Don’t just take this from me—if someone has fantastic style, there’s a good chance they have help. Actress Ginnifer Goodwin has said that “the most important thing in clothing is to find a good, inexpensive tailor, because clothes at the stores are made for bodies that are anomalies.”
If this practice seems swanky, consider the cost of a tailor’s services as compared to buying a new garment. If you’re tailoring a garment whose cost per wear is measured in pennies, it’s probably a good investment.
When you’re putting together your trove of treasures—the clothing that will help you stand tall and feel beautiful and move throughout your day with grace—it helps to remember that you should always aim to dress for yourself and your current life. Trends come and go, and the chapters of our lives page by. Often the “12 Wardrobe Must-Haves” simply don’t apply to us, and that’s okay. If your life or your style isn’t one where you need a linen blazer, don’t get one.
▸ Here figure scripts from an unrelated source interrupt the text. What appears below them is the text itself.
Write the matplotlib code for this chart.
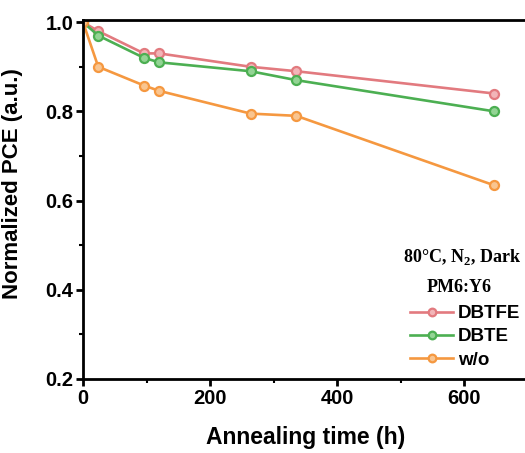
import matplotlib
matplotlib.use("Agg")
import matplotlib.pyplot as plt
from matplotlib.ticker import MultipleLocator

time_h = [0, 24, 96, 120, 264, 336, 648]
dbtfe = [1.0, 0.98, 0.93, 0.93, 0.90, 0.89, 0.84]
dbte = [1.0, 0.97, 0.92, 0.91, 0.89, 0.87, 0.80]
wo = [1.0, 0.90, 0.858, 0.846, 0.795, 0.79, 0.634]
series_names = ["DBTFE", "DBTE", "w/o"]

colors = ["#e27a7f", "#4caf52", "#f59840"]
faces = ["#f2b5b8", "#93d494", "#f9c590"]

plt.rcParams['font.family'] = ['Liberation Sans', 'DejaVu Sans']
plt.rcParams['mathtext.fontset'] = 'custom'
plt.rcParams['mathtext.rm'] = 'Liberation Serif:bold'
plt.rcParams['mathtext.bf'] = 'Liberation Serif:bold'
fig = plt.figure(figsize=(5.25, 4.53), dpi=100)
W, H = 525, 453
x0, y0 = 83, 379
x1, ytop = 83 + 700 * 0.635, 19.5
ax = fig.add_axes([x0 / W, 1 - y0 / H, (x1 - x0) / W, (y0 - ytop) / H])

for vals, name, c, fc in zip([dbtfe, dbte, wo], series_names, colors, faces):
    ax.plot(time_h, vals, '-', color=c, lw=1.9, marker='o', markersize=6.5,
            markerfacecolor=fc, markeredgecolor=c, markeredgewidth=1.6, label=name)

ax.set_xlim(0, 700)
ax.set_ylim(0.2, 1.006)
ax.xaxis.set_major_locator(MultipleLocator(200))
ax.xaxis.set_minor_locator(MultipleLocator(100))
ax.yaxis.set_minor_locator(MultipleLocator(0.1))
ax.set_yticks([0.2, 0.4, 0.6, 0.8, 1.0])
ax.set_yticklabels(["0.2", "0.4", "0.6", "0.8", "1.0"])
ax.tick_params(which='major', direction='out', length=5, width=2, labelsize=14.5, pad=2)
ax.tick_params(which='minor', direction='out', length=3, width=1.5)
for lab in ax.get_xticklabels() + ax.get_yticklabels():
    lab.set_fontweight('bold')
for s in ['left', 'bottom', 'top']:
    ax.spines[s].set_linewidth(2)
ax.spines['right'].set_visible(False)

ax.set_xlabel("Annealing time (h)", fontsize=16.5, fontweight='bold', labelpad=13)
ax.set_ylabel("Normalized PCE (a.u.)", fontsize=16, fontweight='bold', labelpad=8)
ax.yaxis.set_label_coords(-0.135, 0.545)

fig.text(521 / W, 1 - 257 / H, r"80°C, N$_\mathbf{2}$, Dark", ha='right', va='center',
         fontsize=13, fontweight='bold', family=['Liberation Serif', 'DejaVu Serif'])
fig.text(427 / W, 1 - 288 / H, "PM6:Y6", ha='left', va='center',
         fontsize=13, fontweight='bold', family=['Liberation Serif', 'DejaVu Serif'])

leg = ax.legend(loc='upper left', bbox_to_anchor=(410 / W, 1 - 305 / H), bbox_transform=fig.transFigure,
                frameon=False, prop={'weight': 'bold', 'size': 13.5}, handlelength=2.3,
                handletextpad=0.25, labelspacing=0.33, borderaxespad=0, borderpad=0)
for h in leg.legend_handles:
    h.set_markersize(5.5)

fig.savefig("out.png", dpi=100)
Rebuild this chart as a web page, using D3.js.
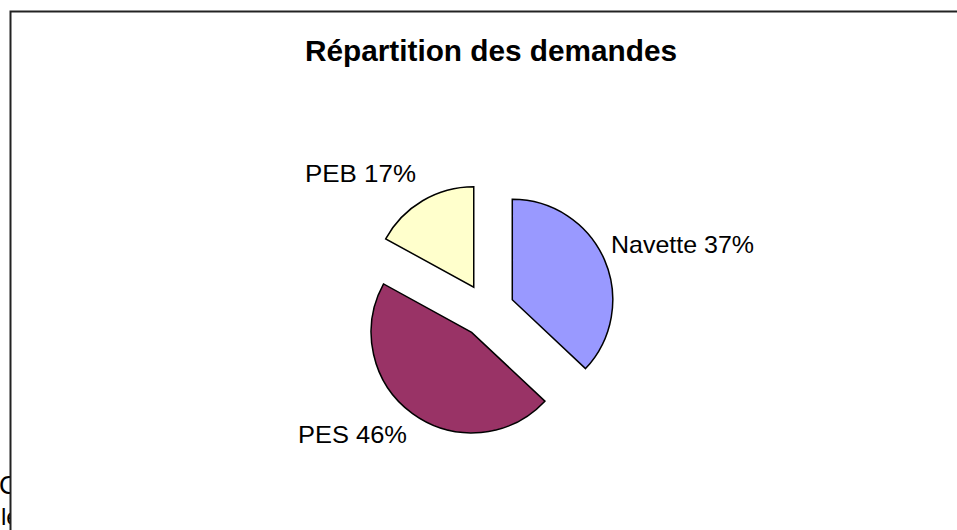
<!DOCTYPE html>
<html>
<head>
<meta charset="utf-8">
<script src="https://cdn.jsdelivr.net/npm/d3@7"></script>
<style>
  body { margin: 0; background: #fff; }
  svg { display: block; font-family: Arial, "Liberation Sans", sans-serif; }
</style>
</head>
<body>
<svg id="mySvg" width="957" height="530"></svg>
<script>
var svg = d3.select("#mySvg");

// data
const categories = ["Navette", "PES", "PEB"];
const values = [37, 46, 17];
const colors = ["#9999FF", "#993366", "#FFFFCC"];

const cx = 487.5;
const cy = 310.5;
const radius = 100.5;
const explode = 27;

// stray page text peeking out on the left
svg.append("text").attr("x", -1).attr("y", 494).attr("font-size", 26).text("Ce");
svg.append("text").attr("x", 1).attr("y", 525).attr("font-size", 24).text("le");

// chart frame (bottom and right edges run off the page)
svg.append("rect")
    .attr("x", 10.5).attr("y", 11.5)
    .attr("width", 1000).attr("height", 600)
    .attr("fill", "#fff")
    .attr("stroke", "#222")
    .attr("stroke-width", 2);

svg.append("text")
    .attr("x", 305).attr("y", 61)
    .attr("font-size", 29).attr("font-weight", "bold")
    .attr("textLength", 372).attr("lengthAdjust", "spacingAndGlyphs")
    .text("Répartition des demandes");

const pie = d3.pie().sort(null).startAngle(0).endAngle(2 * Math.PI);
const arcs = pie(values);
const arc = d3.arc().innerRadius(0).outerRadius(radius);

const g = svg.append("g").attr("transform", `translate(${cx},${cy})`);

g.selectAll("path")
    .data(arcs)
    .join("path")
    .attr("transform", function (d) {
        const mid = (d.startAngle + d.endAngle) / 2;
        return `translate(${explode * Math.sin(mid)},${-explode * Math.cos(mid)})`;
    })
    .attr("d", arc)
    .attr("fill", (d, i) => colors[i])
    .attr("stroke", "#000")
    .attr("stroke-width", 1.5)
    .attr("stroke-linejoin", "miter");

// label positions
const labelPos = [
    { x: 611, y: 253, w: 143 },
    { x: 298, y: 443, w: 109 },
    { x: 305, y: 182, w: 111 }
];

svg.selectAll("text.lbl")
    .data(arcs)
    .join("text")
    .attr("class", "lbl")
    .attr("x", (d, i) => labelPos[i].x)
    .attr("y", (d, i) => labelPos[i].y)
    .attr("font-size", 24)
    .attr("textLength", (d, i) => labelPos[i].w)
    .attr("lengthAdjust", "spacingAndGlyphs")
    .text((d, i) => categories[i] + " " + values[i] + "%");
</script>
</body>
</html>
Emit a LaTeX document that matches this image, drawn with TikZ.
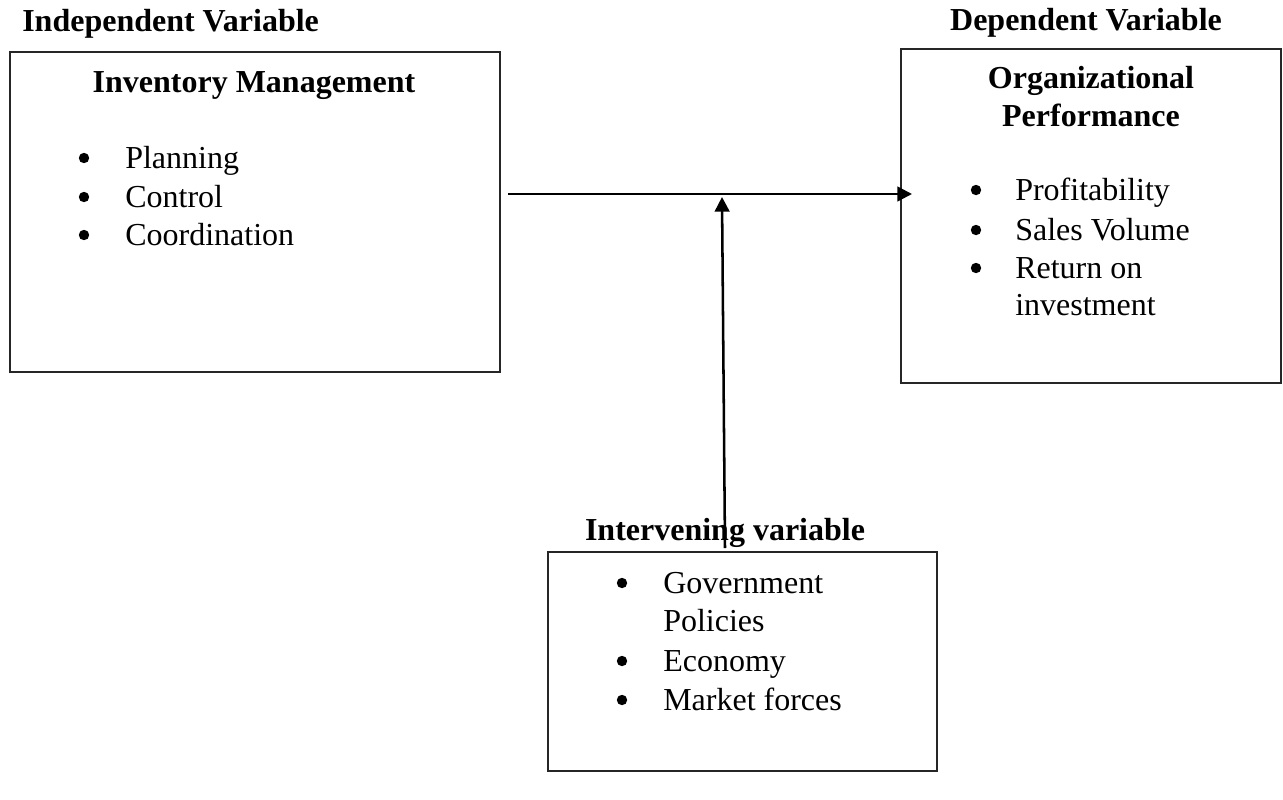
\documentclass[tikz,border=0pt]{standalone}
\usepackage{fontspec}
\setmainfont{Liberation Serif}
\usetikzlibrary{fit,arrows.meta}
\begin{document}
\begin{tikzpicture}[x=0.75pt,y=-0.75pt,
  box/.style={draw=black!85,line width=1pt,inner sep=0pt},
  txt/.style={inner sep=0pt,anchor=base west,font=\fontsize{24}{28}\selectfont},
  ttl/.style={inner sep=0pt,anchor=base,font=\fontsize{24}{28}\selectfont\bfseries},
  bul/.style={circle,fill=black,inner sep=0pt,minimum size=7.8pt},
  arr/.style={line width=1.9pt,-{Triangle[length=11pt,width=11pt]}}]
\useasboundingbox (0,0) rectangle (1283,800);
% boxes
\node[box,fit={(10,52) (500,372)}] (ind) {};
\node[box,fit={(901,49) (1281,383)}] (dep) {};
\node[box,fit={(548,552) (937,771)}] (intv) {};
% headings
\node[inner sep=0pt,anchor=base west,font=\fontsize{24}{28}\selectfont\bfseries] (hind) at (22,31) {Independent Variable};
\node[ttl] (hdep) at (1086,30) {Dependent Variable};
\node[ttl] (tind) at (254,92) {Inventory Management};
\node[ttl] (tdep1) at (1091,88) {Organizational};
\node[ttl] (tdep2) at (1091,126) {Performance};
\node[ttl] (hint) at (725,540) {Intervening variable};
% left bullets
\node[bul] (b1) at (84,158) {};
\node[txt] (l1) at (125,168) {Planning};
\node[bul] (b2) at (84,197) {};
\node[txt] (l2) at (125,207) {Control};
\node[bul] (b3) at (84,235) {};
\node[txt] (l3) at (125,245) {Coordination};
% right bullets
\node[bul] (r1b) at (976,190) {};
\node[txt] (r1) at (1015,200) {Profitability};
\node[bul] (r2b) at (976,230) {};
\node[txt] (r2) at (1015,240) {Sales Volume};
\node[bul] (r3b) at (976,268) {};
\node[txt] (r3) at (1015,278) {Return on};
\node[txt] (r4) at (1015,315) {investment};
% bottom bullets
\node[bul] (m1b) at (622,583) {};
\node[txt] (m1) at (663,593) {Government};
\node[txt] (m2) at (663,631) {Policies};
\node[bul] (m3b) at (622,661) {};
\node[txt] (m3) at (663,671) {Economy};
\node[bul] (m4b) at (622,700) {};
\node[txt] (m4) at (663,710) {Market forces};
% connectors
\coordinate (hs) at (508,194);
\coordinate (he) at (912,194);
\coordinate (vs) at (725,548);
\coordinate (ve) at (722,197);
\draw[arr] (hs) -- (he);
\draw[arr] (vs) -- (ve);
\end{tikzpicture}
\end{document}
Likewise, if you know that your life—your real one, as it is now—doesn’t include ample time for trips to the dry-cleaner or hand-washing, don’t get clothing that requires such attention. This does not mean you need to pass quality by! It just means you need to know your fabrics, know how to take care of garments you hope will last for years, and know yourself—so that you can take care of you just as much as that treasured chiffon blouse.